Christopher Nolan is Hollywood's reigning digital skeptic, preferring to shoot practical effects on old-fashioned film. So the hotel-corridor scene in Inception required devilishly complicated sets, rotating the actors on wires and steel trolleys. The result is an old-fashioned "how'd they do that?" delight.
Cameron started off as a special effects technician. For his sinking-ship masterpiece, he used every trick in the book. The climactic moment when Titanic cracks in two required a massive tilting set, a hundred stuntpeople, and CGI.
Disney's Pirates of the Caribbean ride was a legendary ritual for generations of kids – at once scary and delightful, it was a morbidly funny G-rated horror show. Director Gore Verbinski translated that sensibility perfectly with Black Pearl's living skeletons: anatomically detailed, ghoulishly organic, yet animated with a playful touch.

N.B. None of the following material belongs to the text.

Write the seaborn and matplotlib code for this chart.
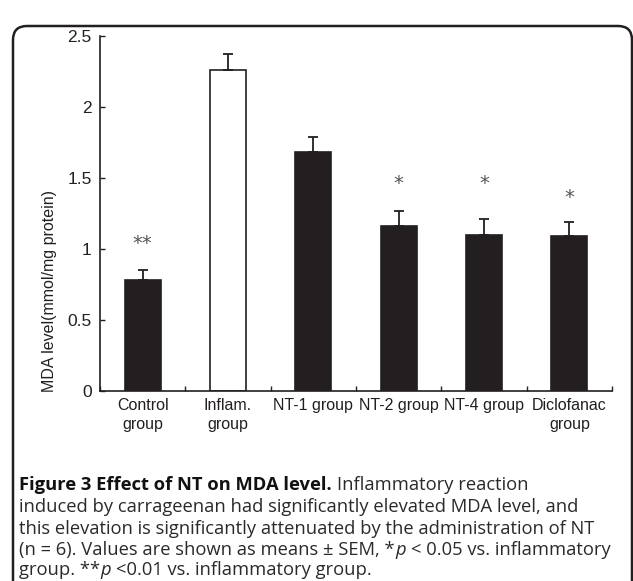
import matplotlib
matplotlib.use("Agg")
import matplotlib.pyplot as plt
import seaborn as sns
import numpy as np
import pandas as pd
from matplotlib.patches import FancyBboxPatch
from matplotlib.transforms import IdentityTransform

# ---- data ----
categories = ["Control\ngroup", "Inflam.\ngroup", "NT-1 group", "NT-2 group", "NT-4 group", "Diclofanac\ngroup"]
mda_mean = [0.78, 2.26, 1.68, 1.16, 1.10, 1.09]
mda_sem = [0.07, 0.11, 0.11, 0.11, 0.11, 0.10]
sig_marks = ["**", "", "", "*", "*", "*"]
sig_height = [1.04, 0, 0, 1.46, 1.46, 1.36]
bar_colors = ["#231f20", "#ffffff", "#231f20", "#231f20", "#231f20", "#231f20"]
y_ticks = [0, 0.5, 1, 1.5, 2, 2.5]
y_tick_labels = ["0", "0.5", "1", "1.5", "2", "2.5"]
y_label = "MDA level(mmol/mg protein)"

caption_lines = [
    [("Figure 3 Effect of NT on MDA level.", "bold", "normal"), (" Inflammatory reaction", "normal", "normal")],
    [("induced by carrageenan had significantly elevated MDA level, and", "normal", "normal")],
    [("this elevation is significantly attenuated by the administration of NT", "normal", "normal")],
    [("(n = 6). Values are shown as means ± SEM, *", "normal", "normal"), ("p", "normal", "italic"),
     (" < 0.05 vs. inflammatory", "normal", "normal")],
    [("group. **", "normal", "normal"), ("p", "normal", "italic"), (" <0.01 vs. inflammatory group.", "normal", "normal")],
]

W, H = 633, 581
sns.set_theme(style="ticks")
plt.rcParams["font.family"] = ["Liberation Sans", "DejaVu Sans"]

fig = plt.figure(figsize=(W / 100, H / 100), dpi=100)
fig.patch.set_facecolor("white")
ax = fig.add_axes([100 / W, 1 - 391 / H, (612 - 100) / W, (391 - 36) / H])

df = pd.DataFrame({"group": categories, "mda": mda_mean})
palette = dict(zip(categories, bar_colors))
sns.barplot(data=df, x="group", y="mda", hue="group", palette=palette, legend=False,
            order=categories, width=0.42, errorbar=None, ax=ax, saturation=1)
for p in ax.patches:
    p.set_edgecolor("#231f20")
    p.set_linewidth(1.2)

xs = np.arange(len(categories))
ax.errorbar(xs, mda_mean, yerr=[np.zeros(len(mda_sem)), mda_sem], fmt="none",
            ecolor="#231f20", elinewidth=1.3, capsize=3.8, capthick=1.3, zorder=3)

for x, m, h in zip(xs, sig_marks, sig_height):
    if m:
        ax.text(x, h, m, ha="center", va="center", fontsize=14, color="#555555",
                family=["DejaVu Sans"])

ax.set_xlim(-0.5, len(categories) - 0.5)
ax.set_ylim(0, 2.5)
ax.set_yticks(y_ticks)
ax.set_yticklabels(y_tick_labels)
ax.set_xticks(xs)
ax.set_xticklabels(categories, linespacing=1.3)
ax.set_xticks(np.arange(-0.5, len(categories), 1.0), minor=True)
ax.tick_params(axis="x", which="major", length=0, pad=5, labelsize=11.5, labelcolor="#231f20")
ax.tick_params(axis="x", which="minor", direction="in", length=3.5, width=1, color="#231f20")
ax.tick_params(axis="y", which="major", direction="in", length=3.5, width=1, color="#231f20",
               pad=6, labelsize=12.5, labelcolor="#231f20")
ax.set_xlabel("")
ax.set_ylabel(y_label, fontsize=11.5, color="#231f20")
ax.yaxis.set_label_coords(57 / W, 0.5, transform=fig.transFigure)
for s in ["top", "right"]:
    ax.spines[s].set_visible(False)
for s in ["left", "bottom"]:
    ax.spines[s].set_color("#231f20")
    ax.spines[s].set_linewidth(1.2)
ax.set_facecolor("white")

# ---- rounded frame ----
frame = FancyBboxPatch((13, -20), 619, H - 13 + 20 - 13,
                       boxstyle="round,pad=0,rounding_size=14", transform=IdentityTransform(),
                       fill=False, edgecolor="#231f20", linewidth=1.8, figure=fig)
fig.patches.append(frame)

# ---- caption ----
cap_family = ["Open Sans", "DejaVu Sans"]
fig.canvas.draw()
renderer = fig.canvas.get_renderer()


def text_width(s, fs, weight="normal", style="normal"):
    t = fig.text(0, 0, s, fontsize=fs, family=cap_family, fontweight=weight, fontstyle=style)
    w = t.get_window_extent(renderer).width
    t.remove()
    return w


def line_width(segs, fs):
    sw = text_width("x x", fs) - text_width("xx", fs)
    total = 0.0
    for txt, weight, style in segs:
        lead = len(txt) - len(txt.lstrip(" "))
        trail = len(txt) - len(txt.rstrip(" "))
        total += (lead + trail) * sw + text_width(txt.strip(" "), fs, weight, style) + 0.5
    return total


# size the caption so that its widest line spans the frame as in the reference
widest = max(line_width(segs, 10.0) for segs in caption_lines)
cap_fs = 10.0 * 594.0 / widest
space_w = text_width("x x", cap_fs) - text_width("xx", cap_fs)
baselines = [490, 512, 534, 555, 575]
for base, segs in zip(baselines, caption_lines):
    x = 19
    for txt, weight, style in segs:
        lead = len(txt) - len(txt.lstrip(" "))
        x += lead * space_w
        core = txt.strip(" ")
        color = "#111111" if weight == "bold" else "#2a2a2a"
        t = fig.text(x / W, 1 - base / H, core, fontsize=cap_fs, family=cap_family,
                     fontweight=weight, fontstyle=style, color=color, ha="left", va="baseline")
        bb = t.get_window_extent(renderer)
        x = bb.x1 + 0.5
        trail = len(txt) - len(txt.rstrip(" "))
        x += trail * space_w

fig.savefig("out.png", dpi=100, facecolor="white")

Real live animals did the "acting" in this farmhouse fairy tale by George Miller and Chris Noonan. In postproduction, special effects engineers applied some innovative computer modeling over their jawlines, creating human-like talking "mouths" over the original animals.
Few CGI effects are harder than hair: all those infinitesimal shafts, the light dappling off every one. Which makes it more impressive that Ang Lee set out to make his seaward epic with a digital tiger – a furry costar created entirely from pixels.
Digital effects had only barely been invented when James Cameron decided to meld practical effects and the new tech, and made his sequel bad guy a CGI shape-changer. The body-morphing result sparked a generation of liquid-gooey imitators.
Often regarded as the official beginning of the computer-effects era, Steven Spielberg's dino romp is actually the perfect Venn diagram merging of practical effects and CGI. Just look at the T. Rex. Sometimes it's a model; sometimes it's CGI. Those raptors in the kitchen? An actor wearing one of Stan Winston Studio's elaborate costumes. The end result is just plain terrifying.
The last great creature feature of the predigital era, Tremors' underground graboid monsters are grotesquely phallic gigantic worms. Only one life-size model was created – and in the grand tradition of Jaws, the monsters are most scary when they're off screen.
Playing invisible used to be so simple. Then came the green-screen era. Kevin Bacon spent more of production in a head-to-toe bodysuit. It's a thankless performance – he's literally not even on screen most of the time – but a visual marvel.
Not satisfied with destroying the White House in Independence Day, Roland Emmerich took on the rest of the world in his global-warming epic. In the craziest moment, a tsunami wave hits Manhattan; you'll never look at the Hudson the same way again.
Andy Serkis became the first superstar of the performance capture era playing Gollum, the poignantly insane ring addict. Gollum was the killer app for CGI: proof that computer effects could enhance humanity, not just replace it.
The special effects pioneers at Industrial Light & Magic turned Michael Bay's robocar franchise into a sizzle reel for intricate CGI. Their finest creation: the heroic Autobot commander Optimus Prime, a gigantic posthuman superhero rendered with lovingly elaborate gearhead detail.
Digital effects can create worlds undreamed of, but in this true-life disaster blockbuster, Wolfgang Petersen takes a different path. The climatic CGI wave isn't fantasy; it's horrifying, vividly real, a vision of nature run amok.
Eighteen years after the T-1000, James Cameron's most recent biggest-budget-ever odyssey featured an entire world of digital characters. Captured in bold 3D, Cameron's Pandora is the epitome of the computer effects era. What you may not know: The vision of the Na'Vi was first captured in clay by sculptor and concept artist Jordu Schell. Hold tight: At least three more Avatars are coming soon.
Legendary monster-meister Phil Tippett created the memorable creatures in Return of the Jedi and Dragonslayer. A decade later, he led the studio to create the extraterrestrial Arachnid hordes on Klendathu. The result: nightmare swarms of sinewy monstrosities, like Saving Private Ryan's D-Day sequence for cockroaches.
No stops were left unpulled out for Harry Potter's wizard war, a fireworks display of spells and attack-magic featuring every far-flung member of the franchise's cast. From the explosive Fiendfyre scene in the Room of Requirement to Harry and Voldy's epic duel, few battles have felt more final.
Contortionist and monster actor Doug Jones played two characters in Guillermo Del Toro's horrific bedtime story: the beckoning freaky-but-friendly Faun and the faceless all-devouring Pale Man. Their elegant prosthetic designs made them creepy, yet hauntingly beautiful – and Jones' performance gave both a soul.